## Data shown

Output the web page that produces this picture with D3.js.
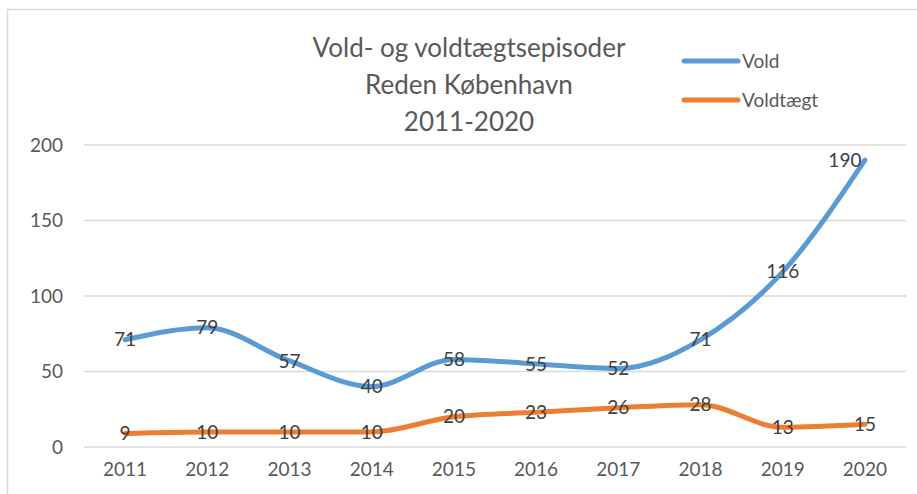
<!DOCTYPE html>
<html>
<head>
<meta charset="utf-8">
<script src="https://cdn.jsdelivr.net/npm/d3@7"></script>
<style>
  body { margin: 0; background: #fff; }
  text { font-family: Lato, "Open Sans", sans-serif; fill: #595959; }
</style>
</head>
<body>
<div id="chart"></div>
<script>
// chart data
const years = ["2011", "2012", "2013", "2014", "2015", "2016", "2017", "2018", "2019", "2020"];
const vold = [71, 79, 57, 40, 58, 55, 52, 71, 116, 190];
const voldtaegt = [9, 10, 10, 10, 20, 23, 26, 28, 13, 15];
const yTicks = [0, 50, 100, 150, 200];
const titleLines = ["Vold- og voldtægtsepisoder", "Reden København", "2011-2020"];

const series = [
  { name: "Vold", values: vold, color: "#5b9bd5" },
  { name: "Voldtægt", values: voldtaegt, color: "#ed7d31" }
];

const width = 917, height = 494;
const margin = { top: 145, right: 11, bottom: 47, left: 84 };

const svg = d3.select("#chart").append("svg")
  .attr("width", width)
  .attr("height", height);

// chart border
svg.append("rect")
  .attr("x", 7.5).attr("y", 9.5)
  .attr("width", width + 10).attr("height", height + 10)
  .attr("fill", "none")
  .attr("stroke", "#d9d9d9")
  .attr("stroke-width", 1.5);

const x = d3.scaleBand()
  .domain(years)
  .range([margin.left, width - margin.right]);

const y = d3.scaleLinear()
  .domain([0, 200])
  .range([height - margin.bottom, margin.top]);

const cx = i => x(years[i]) + x.bandwidth() / 2;

// gridlines
svg.append("g")
  .selectAll("line")
  .data(yTicks)
  .join("line")
    .attr("x1", margin.left)
    .attr("x2", width - margin.right)
    .attr("y1", d => y(d))
    .attr("y2", d => y(d))
    .attr("stroke", "#d9d9d9")
    .attr("stroke-width", 1.5);

// y axis labels
svg.append("g")
  .selectAll("text")
  .data(yTicks)
  .join("text")
    .attr("x", 63)
    .attr("y", d => y(d))
    .attr("dy", "0.35em")
    .attr("text-anchor", "end")
    .attr("font-size", 19)
    .text(d => d);

// x axis labels
svg.append("g")
  .selectAll("text")
  .data(years)
  .join("text")
    .attr("x", d => x(d) + x.bandwidth() / 2)
    .attr("y", 469)
    .attr("dy", "0.35em")
    .attr("text-anchor", "middle")
    .attr("font-size", 19)
    .text(d => d);

const line = d3.line()
  .x((d, i) => cx(i))
  .y(d => y(d))
  .curve(d3.curveMonotoneX);

series.forEach(s => {
  svg.append("path")
    .datum(s.values)
    .attr("fill", "none")
    .attr("stroke", s.color)
    .attr("stroke-width", 5)
    .attr("stroke-linecap", "round")
    .attr("stroke-linejoin", "round")
    .attr("d", line);

  svg.append("g")
    .selectAll("text")
    .data(s.values)
    .join("text")
      .attr("x", (d, i) => cx(i))
      .attr("y", d => y(d))
      .attr("dx", (d, i) => (i === s.values.length - 1 && d > 100) ? -20 : 0)
      .attr("dy", "0.35em")
      .attr("text-anchor", "middle")
      .attr("font-size", 19)
      .style("fill", "#404040")
      .text(d => d);
});

// title
svg.append("g")
  .selectAll("text")
  .data(titleLines)
  .join("text")
    .attr("x", 469)
    .attr("y", (d, i) => 48 + i * 37)
    .attr("dy", "0.35em")
    .attr("text-anchor", "middle")
    .attr("font-size", 26)
    .text(d => d);

// legend
const legend = svg.append("g")
  .selectAll("g")
  .data(series)
  .join("g")
    .attr("transform", (d, i) => `translate(684, ${61 + i * 39})`);

legend.append("line")
  .attr("x1", 0).attr("x2", 54)
  .attr("stroke", d => d.color)
  .attr("stroke-width", 5)
  .attr("stroke-linecap", "round");

legend.append("text")
  .attr("x", 58)
  .attr("dy", "0.35em")
  .attr("font-size", 19)
  .text(d => d.name);
</script>
</body>
</html>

## Exercise goal
Every line of the data should be copied as it stands, without the images.

## Output for this task
Output the web page that produces this picture with D3.js.
<!DOCTYPE html>
<html>
<head>
<meta charset="utf-8">
<script src="https://cdn.jsdelivr.net/npm/d3@7"></script>
<style>
  body { margin: 0; background: #fff; }
  text { font-family: Lato, "Open Sans", sans-serif; fill: #595959; }
</style>
</head>
<body>
<div id="chart"></div>
<script>
// chart data
const years = ["2011", "2012", "2013", "2014", "2015", "2016", "2017", "2018", "2019", "2020"];
const vold = [71, 79, 57, 40, 58, 55, 52, 71, 116, 190];
const voldtaegt = [9, 10, 10, 10, 20, 23, 26, 28, 13, 15];
const yTicks = [0, 50, 100, 150, 200];
const titleLines = ["Vold- og voldtægtsepisoder", "Reden København", "2011-2020"];

const series = [
  { name: "Vold", values: vold, color: "#5b9bd5" },
  { name: "Voldtægt", values: voldtaegt, color: "#ed7d31" }
];

const width = 917, height = 494;
const margin = { top: 145, right: 11, bottom: 47, left: 84 };

const svg = d3.select("#chart").append("svg")
  .attr("width", width)
  .attr("height", height);

// chart border
svg.append("rect")
  .attr("x", 7.5).attr("y", 9.5)
  .attr("width", width + 10).attr("height", height + 10)
  .attr("fill", "none")
  .attr("stroke", "#d9d9d9")
  .attr("stroke-width", 1.5);

const x = d3.scaleBand()
  .domain(years)
  .range([margin.left, width - margin.right]);

const y = d3.scaleLinear()
  .domain([0, 200])
  .range([height - margin.bottom, margin.top]);

const cx = i => x(years[i]) + x.bandwidth() / 2;

// gridlines
svg.append("g")
  .selectAll("line")
  .data(yTicks)
  .join("line")
    .attr("x1", margin.left)
    .attr("x2", width - margin.right)
    .attr("y1", d => y(d))
    .attr("y2", d => y(d))
    .attr("stroke", "#d9d9d9")
    .attr("stroke-width", 1.5);

// y axis labels
svg.append("g")
  .selectAll("text")
  .data(yTicks)
  .join("text")
    .attr("x", 63)
    .attr("y", d => y(d))
    .attr("dy", "0.35em")
    .attr("text-anchor", "end")
    .attr("font-size", 19)
    .text(d => d);

// x axis labels
svg.append("g")
  .selectAll("text")
  .data(years)
  .join("text")
    .attr("x", d => x(d) + x.bandwidth() / 2)
    .attr("y", 469)
    .attr("dy", "0.35em")
    .attr("text-anchor", "middle")
    .attr("font-size", 19)
    .text(d => d);

const line = d3.line()
  .x((d, i) => cx(i))
  .y(d => y(d))
  .curve(d3.curveMonotoneX);

series.forEach(s => {
  svg.append("path")
    .datum(s.values)
    .attr("fill", "none")
    .attr("stroke", s.color)
    .attr("stroke-width", 5)
    .attr("stroke-linecap", "round")
    .attr("stroke-linejoin", "round")
    .attr("d", line);

  svg.append("g")
    .selectAll("text")
    .data(s.values)
    .join("text")
      .attr("x", (d, i) => cx(i))
      .attr("y", d => y(d))
      .attr("dx", (d, i) => (i === s.values.length - 1 && d > 100) ? -20 : 0)
      .attr("dy", "0.35em")
      .attr("text-anchor", "middle")
      .attr("font-size", 19)
      .style("fill", "#404040")
      .text(d => d);
});

// title
svg.append("g")
  .selectAll("text")
  .data(titleLines)
  .join("text")
    .attr("x", 469)
    .attr("y", (d, i) => 48 + i * 37)
    .attr("dy", "0.35em")
    .attr("text-anchor", "middle")
    .attr("font-size", 26)
    .text(d => d);

// legend
const legend = svg.append("g")
  .selectAll("g")
  .data(series)
  .join("g")
    .attr("transform", (d, i) => `translate(684, ${61 + i * 39})`);

legend.append("line")
  .attr("x1", 0).attr("x2", 54)
  .attr("stroke", d => d.color)
  .attr("stroke-width", 5)
  .attr("stroke-linecap", "round");

legend.append("text")
  .attr("x", 58)
  .attr("dy", "0.35em")
  .attr("font-size", 19)
  .text(d => d.name);
</script>
</body>
</html>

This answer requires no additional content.